- _PROVIDED DATA_

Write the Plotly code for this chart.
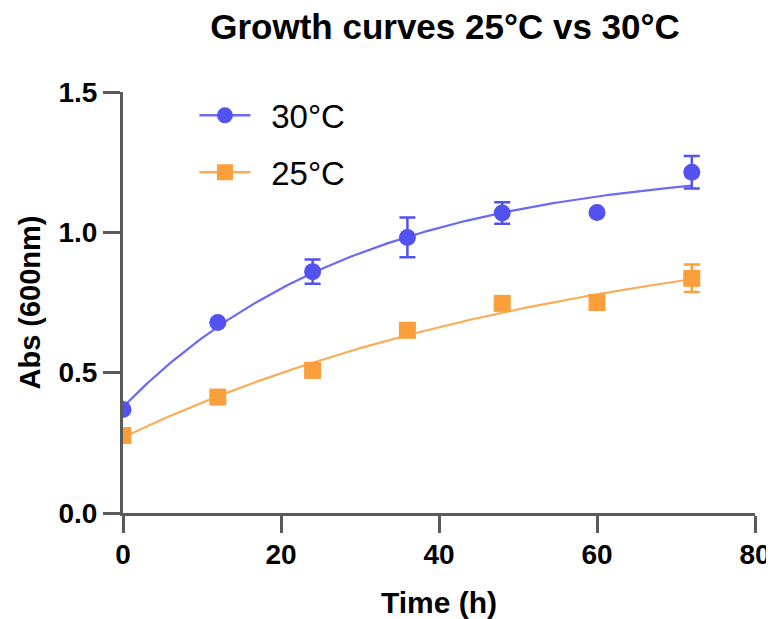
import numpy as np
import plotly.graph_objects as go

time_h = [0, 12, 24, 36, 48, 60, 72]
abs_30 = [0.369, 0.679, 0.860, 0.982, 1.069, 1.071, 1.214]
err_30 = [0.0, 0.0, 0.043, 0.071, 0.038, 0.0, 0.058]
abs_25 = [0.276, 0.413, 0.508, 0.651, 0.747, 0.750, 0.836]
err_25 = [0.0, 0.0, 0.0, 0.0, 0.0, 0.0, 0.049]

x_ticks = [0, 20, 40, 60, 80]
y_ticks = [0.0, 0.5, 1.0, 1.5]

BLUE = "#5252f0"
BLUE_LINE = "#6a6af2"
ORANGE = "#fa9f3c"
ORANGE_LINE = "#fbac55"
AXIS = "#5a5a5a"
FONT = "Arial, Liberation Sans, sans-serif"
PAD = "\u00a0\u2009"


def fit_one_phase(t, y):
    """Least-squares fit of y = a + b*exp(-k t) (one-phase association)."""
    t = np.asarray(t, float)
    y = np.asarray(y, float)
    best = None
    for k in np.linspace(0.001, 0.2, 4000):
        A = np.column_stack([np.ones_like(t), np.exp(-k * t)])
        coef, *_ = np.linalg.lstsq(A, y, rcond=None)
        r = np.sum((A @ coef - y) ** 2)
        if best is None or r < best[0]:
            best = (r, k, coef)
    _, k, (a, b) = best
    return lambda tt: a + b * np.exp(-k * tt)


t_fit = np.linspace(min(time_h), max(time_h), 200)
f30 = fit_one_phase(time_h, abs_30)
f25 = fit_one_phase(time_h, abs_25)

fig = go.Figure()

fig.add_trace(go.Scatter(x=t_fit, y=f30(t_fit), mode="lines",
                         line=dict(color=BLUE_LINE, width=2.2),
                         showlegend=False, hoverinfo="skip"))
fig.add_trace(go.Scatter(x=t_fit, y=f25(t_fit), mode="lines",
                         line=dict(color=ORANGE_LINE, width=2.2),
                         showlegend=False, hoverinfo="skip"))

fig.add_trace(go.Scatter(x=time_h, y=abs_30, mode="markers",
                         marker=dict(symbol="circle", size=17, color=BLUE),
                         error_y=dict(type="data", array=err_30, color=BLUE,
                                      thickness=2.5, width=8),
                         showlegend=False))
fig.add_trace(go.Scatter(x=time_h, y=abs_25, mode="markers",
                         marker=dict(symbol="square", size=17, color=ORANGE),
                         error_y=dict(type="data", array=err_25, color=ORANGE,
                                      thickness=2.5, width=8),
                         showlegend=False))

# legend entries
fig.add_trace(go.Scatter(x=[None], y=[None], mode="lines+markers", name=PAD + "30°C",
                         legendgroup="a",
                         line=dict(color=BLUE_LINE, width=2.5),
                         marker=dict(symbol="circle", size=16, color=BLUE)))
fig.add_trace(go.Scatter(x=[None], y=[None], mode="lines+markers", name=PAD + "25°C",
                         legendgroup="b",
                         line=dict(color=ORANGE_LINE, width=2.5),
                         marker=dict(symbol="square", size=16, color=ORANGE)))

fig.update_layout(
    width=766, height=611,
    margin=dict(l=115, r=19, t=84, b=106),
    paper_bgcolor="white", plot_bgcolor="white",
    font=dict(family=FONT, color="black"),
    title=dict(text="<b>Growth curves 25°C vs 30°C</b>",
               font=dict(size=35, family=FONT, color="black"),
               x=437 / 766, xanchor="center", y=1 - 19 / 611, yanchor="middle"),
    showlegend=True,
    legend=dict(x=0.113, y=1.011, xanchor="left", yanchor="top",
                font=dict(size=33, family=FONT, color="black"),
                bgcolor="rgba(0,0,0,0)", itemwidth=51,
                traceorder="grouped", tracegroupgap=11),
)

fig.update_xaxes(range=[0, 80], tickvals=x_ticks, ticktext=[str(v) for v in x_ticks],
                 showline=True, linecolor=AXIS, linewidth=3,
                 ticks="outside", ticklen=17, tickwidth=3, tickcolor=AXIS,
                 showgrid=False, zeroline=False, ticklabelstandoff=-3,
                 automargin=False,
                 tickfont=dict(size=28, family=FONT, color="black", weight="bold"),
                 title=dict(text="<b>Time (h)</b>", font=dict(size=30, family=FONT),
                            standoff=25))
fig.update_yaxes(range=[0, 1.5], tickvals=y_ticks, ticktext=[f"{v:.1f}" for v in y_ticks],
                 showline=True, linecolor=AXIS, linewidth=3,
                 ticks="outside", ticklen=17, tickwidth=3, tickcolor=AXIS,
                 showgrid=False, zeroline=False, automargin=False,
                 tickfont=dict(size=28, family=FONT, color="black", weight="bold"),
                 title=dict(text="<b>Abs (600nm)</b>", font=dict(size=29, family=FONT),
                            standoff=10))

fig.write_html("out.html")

- _STATED TASK_
Restate only the lines running from the start of the material above through the line containing "fig = go.Figure()", ends included. No pictures.

- _EXERCISE OUTPUT_
Write the Plotly code for this chart.
import numpy as np
import plotly.graph_objects as go

time_h = [0, 12, 24, 36, 48, 60, 72]
abs_30 = [0.369, 0.679, 0.860, 0.982, 1.069, 1.071, 1.214]
err_30 = [0.0, 0.0, 0.043, 0.071, 0.038, 0.0, 0.058]
abs_25 = [0.276, 0.413, 0.508, 0.651, 0.747, 0.750, 0.836]
err_25 = [0.0, 0.0, 0.0, 0.0, 0.0, 0.0, 0.049]

x_ticks = [0, 20, 40, 60, 80]
y_ticks = [0.0, 0.5, 1.0, 1.5]

BLUE = "#5252f0"
BLUE_LINE = "#6a6af2"
ORANGE = "#fa9f3c"
ORANGE_LINE = "#fbac55"
AXIS = "#5a5a5a"
FONT = "Arial, Liberation Sans, sans-serif"
PAD = "\u00a0\u2009"


def fit_one_phase(t, y):
    """Least-squares fit of y = a + b*exp(-k t) (one-phase association)."""
    t = np.asarray(t, float)
    y = np.asarray(y, float)
    best = None
    for k in np.linspace(0.001, 0.2, 4000):
        A = np.column_stack([np.ones_like(t), np.exp(-k * t)])
        coef, *_ = np.linalg.lstsq(A, y, rcond=None)
        r = np.sum((A @ coef - y) ** 2)
        if best is None or r < best[0]:
            best = (r, k, coef)
    _, k, (a, b) = best
    return lambda tt: a + b * np.exp(-k * tt)


t_fit = np.linspace(min(time_h), max(time_h), 200)
f30 = fit_one_phase(time_h, abs_30)
f25 = fit_one_phase(time_h, abs_25)

fig = go.Figure()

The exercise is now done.